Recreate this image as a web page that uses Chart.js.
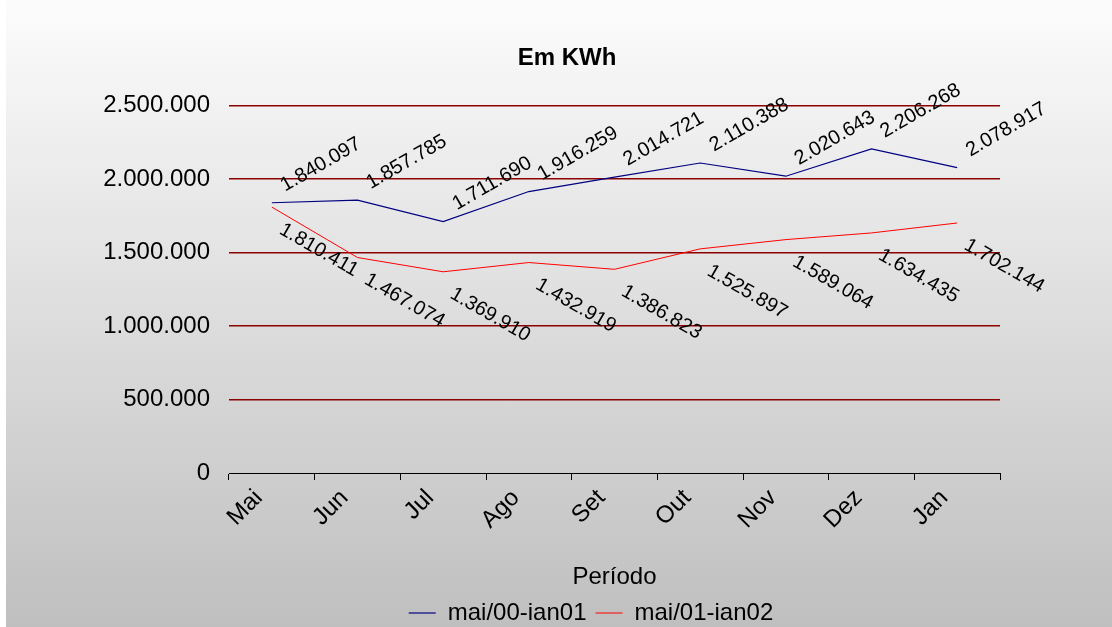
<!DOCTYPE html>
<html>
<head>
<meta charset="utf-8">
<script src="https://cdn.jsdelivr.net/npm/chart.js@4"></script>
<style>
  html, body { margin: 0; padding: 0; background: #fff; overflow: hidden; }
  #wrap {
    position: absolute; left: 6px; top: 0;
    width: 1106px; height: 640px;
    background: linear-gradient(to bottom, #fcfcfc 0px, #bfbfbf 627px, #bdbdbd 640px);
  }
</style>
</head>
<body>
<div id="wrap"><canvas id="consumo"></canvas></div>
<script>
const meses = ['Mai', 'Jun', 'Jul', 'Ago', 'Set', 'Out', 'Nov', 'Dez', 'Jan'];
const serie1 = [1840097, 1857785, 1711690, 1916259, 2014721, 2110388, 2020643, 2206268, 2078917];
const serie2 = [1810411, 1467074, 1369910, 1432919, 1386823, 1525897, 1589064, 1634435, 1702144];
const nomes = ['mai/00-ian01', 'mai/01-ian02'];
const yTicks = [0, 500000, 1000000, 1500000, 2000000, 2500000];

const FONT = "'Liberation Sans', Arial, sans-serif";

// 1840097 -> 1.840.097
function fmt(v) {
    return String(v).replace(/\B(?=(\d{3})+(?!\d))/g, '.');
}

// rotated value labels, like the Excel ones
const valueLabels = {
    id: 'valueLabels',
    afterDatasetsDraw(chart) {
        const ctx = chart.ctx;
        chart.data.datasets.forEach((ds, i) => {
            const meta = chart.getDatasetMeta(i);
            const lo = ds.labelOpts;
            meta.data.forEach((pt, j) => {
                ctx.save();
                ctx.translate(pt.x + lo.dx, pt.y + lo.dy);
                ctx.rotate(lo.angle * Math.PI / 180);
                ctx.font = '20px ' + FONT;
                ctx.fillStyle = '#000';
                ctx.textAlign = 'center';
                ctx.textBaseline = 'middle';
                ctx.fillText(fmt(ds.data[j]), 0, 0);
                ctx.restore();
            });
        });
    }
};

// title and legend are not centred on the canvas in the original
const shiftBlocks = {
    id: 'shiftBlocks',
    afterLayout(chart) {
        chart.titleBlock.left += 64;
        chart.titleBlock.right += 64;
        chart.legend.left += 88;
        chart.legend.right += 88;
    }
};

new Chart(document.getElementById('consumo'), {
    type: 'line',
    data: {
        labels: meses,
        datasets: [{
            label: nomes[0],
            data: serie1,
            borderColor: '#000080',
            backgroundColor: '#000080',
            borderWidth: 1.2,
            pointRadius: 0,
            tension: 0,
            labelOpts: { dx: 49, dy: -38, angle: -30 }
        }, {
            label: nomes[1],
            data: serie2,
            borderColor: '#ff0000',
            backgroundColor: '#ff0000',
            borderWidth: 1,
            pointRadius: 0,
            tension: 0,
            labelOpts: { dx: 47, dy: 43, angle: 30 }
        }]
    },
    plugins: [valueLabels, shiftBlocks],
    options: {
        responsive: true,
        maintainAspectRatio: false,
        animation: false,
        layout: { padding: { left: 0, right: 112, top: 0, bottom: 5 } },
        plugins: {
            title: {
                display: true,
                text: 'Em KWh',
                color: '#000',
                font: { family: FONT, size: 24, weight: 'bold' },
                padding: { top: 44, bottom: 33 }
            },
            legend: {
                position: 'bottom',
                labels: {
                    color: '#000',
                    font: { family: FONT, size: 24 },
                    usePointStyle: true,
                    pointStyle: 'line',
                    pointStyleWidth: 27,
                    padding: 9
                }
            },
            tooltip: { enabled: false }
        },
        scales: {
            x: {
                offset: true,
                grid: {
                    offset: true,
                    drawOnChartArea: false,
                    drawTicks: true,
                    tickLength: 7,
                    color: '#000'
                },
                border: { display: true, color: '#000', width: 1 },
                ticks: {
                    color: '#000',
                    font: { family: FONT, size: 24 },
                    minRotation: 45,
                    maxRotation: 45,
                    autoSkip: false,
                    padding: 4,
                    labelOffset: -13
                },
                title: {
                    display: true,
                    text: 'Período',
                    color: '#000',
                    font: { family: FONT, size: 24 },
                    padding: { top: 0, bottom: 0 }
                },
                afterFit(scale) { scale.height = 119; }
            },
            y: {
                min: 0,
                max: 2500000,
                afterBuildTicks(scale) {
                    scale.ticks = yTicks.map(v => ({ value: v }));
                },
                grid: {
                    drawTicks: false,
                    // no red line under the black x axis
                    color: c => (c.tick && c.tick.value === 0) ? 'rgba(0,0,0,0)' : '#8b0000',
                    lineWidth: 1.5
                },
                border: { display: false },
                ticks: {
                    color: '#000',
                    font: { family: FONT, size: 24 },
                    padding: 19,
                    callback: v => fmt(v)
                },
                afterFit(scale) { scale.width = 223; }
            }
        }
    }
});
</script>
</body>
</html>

## INSTRUCTION
Without the pictures, write out the whole listing above exactly as it appears.

## OUTPUT FOR THIS EXERCISE
Recreate this image as a web page that uses Chart.js.
<!DOCTYPE html>
<html>
<head>
<meta charset="utf-8">
<script src="https://cdn.jsdelivr.net/npm/chart.js@4"></script>
<style>
  html, body { margin: 0; padding: 0; background: #fff; overflow: hidden; }
  #wrap {
    position: absolute; left: 6px; top: 0;
    width: 1106px; height: 640px;
    background: linear-gradient(to bottom, #fcfcfc 0px, #bfbfbf 627px, #bdbdbd 640px);
  }
</style>
</head>
<body>
<div id="wrap"><canvas id="consumo"></canvas></div>
<script>
const meses = ['Mai', 'Jun', 'Jul', 'Ago', 'Set', 'Out', 'Nov', 'Dez', 'Jan'];
const serie1 = [1840097, 1857785, 1711690, 1916259, 2014721, 2110388, 2020643, 2206268, 2078917];
const serie2 = [1810411, 1467074, 1369910, 1432919, 1386823, 1525897, 1589064, 1634435, 1702144];
const nomes = ['mai/00-ian01', 'mai/01-ian02'];
const yTicks = [0, 500000, 1000000, 1500000, 2000000, 2500000];

const FONT = "'Liberation Sans', Arial, sans-serif";

// 1840097 -> 1.840.097
function fmt(v) {
    return String(v).replace(/\B(?=(\d{3})+(?!\d))/g, '.');
}

// rotated value labels, like the Excel ones
const valueLabels = {
    id: 'valueLabels',
    afterDatasetsDraw(chart) {
        const ctx = chart.ctx;
        chart.data.datasets.forEach((ds, i) => {
            const meta = chart.getDatasetMeta(i);
            const lo = ds.labelOpts;
            meta.data.forEach((pt, j) => {
                ctx.save();
                ctx.translate(pt.x + lo.dx, pt.y + lo.dy);
                ctx.rotate(lo.angle * Math.PI / 180);
                ctx.font = '20px ' + FONT;
                ctx.fillStyle = '#000';
                ctx.textAlign = 'center';
                ctx.textBaseline = 'middle';
                ctx.fillText(fmt(ds.data[j]), 0, 0);
                ctx.restore();
            });
        });
    }
};

// title and legend are not centred on the canvas in the original
const shiftBlocks = {
    id: 'shiftBlocks',
    afterLayout(chart) {
        chart.titleBlock.left += 64;
        chart.titleBlock.right += 64;
        chart.legend.left += 88;
        chart.legend.right += 88;
    }
};

new Chart(document.getElementById('consumo'), {
    type: 'line',
    data: {
        labels: meses,
        datasets: [{
            label: nomes[0],
            data: serie1,
            borderColor: '#000080',
            backgroundColor: '#000080',
            borderWidth: 1.2,
            pointRadius: 0,
            tension: 0,
            labelOpts: { dx: 49, dy: -38, angle: -30 }
        }, {
            label: nomes[1],
            data: serie2,
            borderColor: '#ff0000',
            backgroundColor: '#ff0000',
            borderWidth: 1,
            pointRadius: 0,
            tension: 0,
            labelOpts: { dx: 47, dy: 43, angle: 30 }
        }]
    },
    plugins: [valueLabels, shiftBlocks],
    options: {
        responsive: true,
        maintainAspectRatio: false,
        animation: false,
        layout: { padding: { left: 0, right: 112, top: 0, bottom: 5 } },
        plugins: {
            title: {
                display: true,
                text: 'Em KWh',
                color: '#000',
                font: { family: FONT, size: 24, weight: 'bold' },
                padding: { top: 44, bottom: 33 }
            },
            legend: {
                position: 'bottom',
                labels: {
                    color: '#000',
                    font: { family: FONT, size: 24 },
                    usePointStyle: true,
                    pointStyle: 'line',
                    pointStyleWidth: 27,
                    padding: 9
                }
            },
            tooltip: { enabled: false }
        },
        scales: {
            x: {
                offset: true,
                grid: {
                    offset: true,
                    drawOnChartArea: false,
                    drawTicks: true,
                    tickLength: 7,
                    color: '#000'
                },
                border: { display: true, color: '#000', width: 1 },
                ticks: {
                    color: '#000',
                    font: { family: FONT, size: 24 },
                    minRotation: 45,
                    maxRotation: 45,
                    autoSkip: false,
                    padding: 4,
                    labelOffset: -13
                },
                title: {
                    display: true,
                    text: 'Período',
                    color: '#000',
                    font: { family: FONT, size: 24 },
                    padding: { top: 0, bottom: 0 }
                },
                afterFit(scale) { scale.height = 119; }
            },
            y: {
                min: 0,
                max: 2500000,
                afterBuildTicks(scale) {
                    scale.ticks = yTicks.map(v => ({ value: v }));
                },
                grid: {
                    drawTicks: false,
                    // no red line under the black x axis
                    color: c => (c.tick && c.tick.value === 0) ? 'rgba(0,0,0,0)' : '#8b0000',
                    lineWidth: 1.5
                },
                border: { display: false },
                ticks: {
                    color: '#000',
                    font: { family: FONT, size: 24 },
                    padding: 19,
                    callback: v => fmt(v)
                },
                afterFit(scale) { scale.width = 223; }
            }
        }
    }
});
</script>
</body>
</html>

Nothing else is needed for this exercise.